The dream was there; something I could not imagine nor define, hidden by the veil of the darkness of circumstance. This was a passage that was singularly mine, and yet I needed help for the journey had taken me to a place beyond any pain I ever thought I could endure. I stepped into darkness, powerless and vulnerable.
And so it was, making quiet choices one at a time, placing one foot in front of the other even when I wanted to simply go away, and with countless people slipping into and out of my life weaving webs of support, webs of love to help me step beyond all of this, and slowly healing began. We hear so very often of the interconnected web of life. It's very real to this writer. Were it not for all the small gifts of loving kindness along the way, I would not have had the strength to prevail. Having known such love as I had known and then seeing it lost, left me more mature in terms of not only others, but for myself. Like the plant that grows in the fertile soil bathed in the loving light of the sun, I prospered from the exposure to light even more than ever for having known true darkness.

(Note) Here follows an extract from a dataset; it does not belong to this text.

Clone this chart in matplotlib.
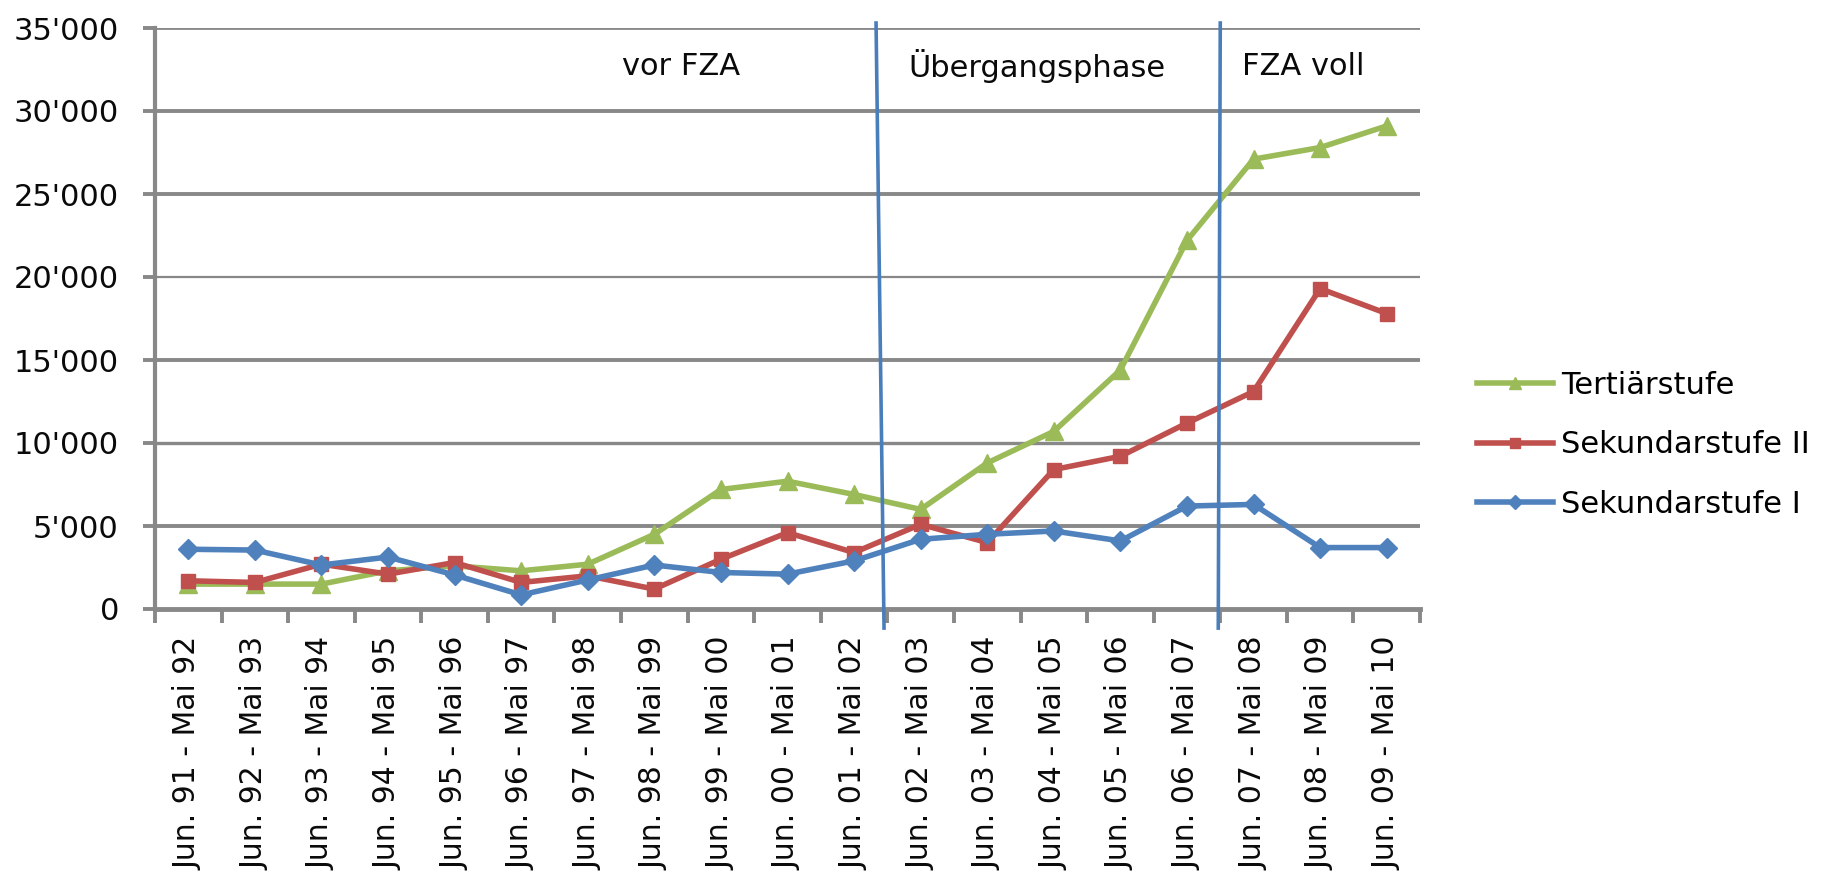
import matplotlib
matplotlib.use('Agg')
import matplotlib.pyplot as plt
import numpy as np
from matplotlib.ticker import FuncFormatter

plt.rcParams['font.family'] = ['DejaVu Sans']

# Zeitraeume (Jun. - Mai)
periods = ['Jun. 91 - Mai 92', 'Jun. 92 - Mai 93', 'Jun. 93 - Mai 94', 'Jun. 94 - Mai 95',
           'Jun. 95 - Mai 96', 'Jun. 96 - Mai 97', 'Jun. 97 - Mai 98', 'Jun. 98 - Mai 99',
           'Jun. 99 - Mai 00', 'Jun. 00 - Mai 01', 'Jun. 01 - Mai 02', 'Jun. 02 - Mai 03',
           'Jun. 03 - Mai 04', 'Jun. 04 - Mai 05', 'Jun. 05 - Mai 06', 'Jun. 06 - Mai 07',
           'Jun. 07 - Mai 08', 'Jun. 08 - Mai 09', 'Jun. 09 - Mai 10']

tertiaer = [1500, 1500, 1500, 2300, 2600, 2300, 2700, 4500, 7200, 7700,
            6900, 6000, 8800, 10700, 14400, 22200, 27100, 27800, 29100]
sek2 = [1700, 1600, 2700, 2100, 2800, 1600, 2000, 1200, 3000, 4600,
        3400, 5100, 4000, 8400, 9200, 11200, 13100, 19300, 17800]
sek1 = [3600, 3550, 2650, 3130, 2050, 850, 1750, 2650, 2200, 2100,
        2900, 4200, 4500, 4700, 4100, 6200, 6300, 3700, 3700]

# Phasen: erster Zeitraum jeder neuen Phase
phase_starts = ['Jun. 02 - Mai 03', 'Jun. 07 - Mai 08']
phase_labels = ['vor FZA', 'Übergangsphase', 'FZA voll']
phase_label_x = [7.4, 12.75, 16.75]

yticks = [0, 5000, 10000, 15000, 20000, 25000, 30000, 35000]
grid_widths = [0, 2.8, 2.4, 2.8, 1.6, 2.8, 2.8, 2.0]

grey = '#888888'
green = '#9bbb59'
red = '#c0504d'
blue = '#4f81bd'
txt = '#0a0a0a'

fig = plt.figure(figsize=(18.29, 8.84), dpi=100)
ax = fig.add_axes([155 / 1829, 1 - 609 / 884, (1420 - 155) / 1829, (609 - 28) / 884])

x = np.arange(len(periods))

for v, w in zip(yticks[1:], grid_widths[1:]):
    ax.axhline(v, color=grey, lw=w, zorder=1)

ax.plot(x, tertiaer, color=green, lw=4, marker='^', ms=13, label='Tertiärstufe', zorder=3)
ax.plot(x, sek2, color=red, lw=4, marker='s', ms=10, label='Sekundarstufe II', zorder=4)
ax.plot(x, sek1, color=blue, lw=4, marker='D', ms=10, label='Sekundarstufe I', zorder=5)

# Phasengrenzen (die erste ist von Hand leicht schraeg gezogen)
tilt = [(-0.17, -0.05), (0.0, -0.03)]
for p, (dt, db) in zip(phase_starts, tilt):
    b = periods.index(p) - 0.5
    ax.plot([b + dt, b + db], [35300, -1150], color='#4a7ebb', lw=2.6,
            clip_on=False, zorder=6)

for lab, px in zip(phase_labels, phase_label_x):
    ax.text(px, 32700, lab, ha='center', va='center', fontsize=22, color=txt)

ax.set_xlim(-0.5, len(periods) - 0.5)
ax.set_ylim(0, 35000)
ax.set_yticks(yticks)
ax.yaxis.set_major_formatter(FuncFormatter(lambda v, pos: f'{int(v):,}'.replace(',', "'")))
ax.tick_params(axis='y', length=9, width=2.8, color=grey, pad=17, labelsize=22,
               labelcolor=txt)

ax.set_xticks(x)
ax.set_xticklabels(periods, rotation=90, fontsize=21.5, color=txt)
ax.set_xticks(np.arange(len(periods) + 1) - 0.5, minor=True)
ax.tick_params(axis='x', which='major', length=0, pad=20)
ax.tick_params(axis='x', which='minor', length=10, width=2.8, color=grey)

for s in ['top', 'right']:
    ax.spines[s].set_visible(False)
ax.spines['left'].set_color(grey)
ax.spines['left'].set_linewidth(3)
ax.spines['bottom'].set_color(grey)
ax.spines['bottom'].set_linewidth(3.5)

ax.legend(loc='center left', bbox_to_anchor=(1477 / 1829, 1 - 445 / 884),
          bbox_transform=fig.transFigure, frameon=False, fontsize=22,
          handlelength=2.5, handletextpad=0.25, labelspacing=1.0,
          borderpad=0, borderaxespad=0, markerscale=0.7)

fig.savefig('out.png', dpi=100, facecolor='white')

There will be more times of shadow in this life, but there is a certainty of light that cannot be taken away. My awe of the mystery remains always, and the journey amidst the shadows has become one of excitement and anticipation. At the age of 56, well 57 this week, I am on the slope towards that final transition to another unknown. But I have today, and it is that day, THIS day, I celebrate. Oh my differences are still there and they are significant, and no matter what I do or how I do it, some will find fault and even wish that I would disappear forever. Hate and fear does that to people. And so I would finish with this excerpt from another poem I wrote entitled trans-separations:

But life goes on and love goes on and hate and fear go on also.
To all who hope that my kind will disappear, and those who revel in my difference;
What we have not in common rather than what we do, I smile sweetly, and offer this simple reality:
I can only be me and you can only be you and we can be we or never
But my truth will remain, agree or complain, and from my truth you cannot sever
For in truth to self I have found truth in others and the same for love it is clear,
To leave behind that which is ME would leave ME with nothing but fear.

My soul lives, and will beyond death and it is a beautiful soul prepared to love, prepared to live, prepared to dance.
If you dance with me, then we dance together, but if you cannot, I shall dance alone.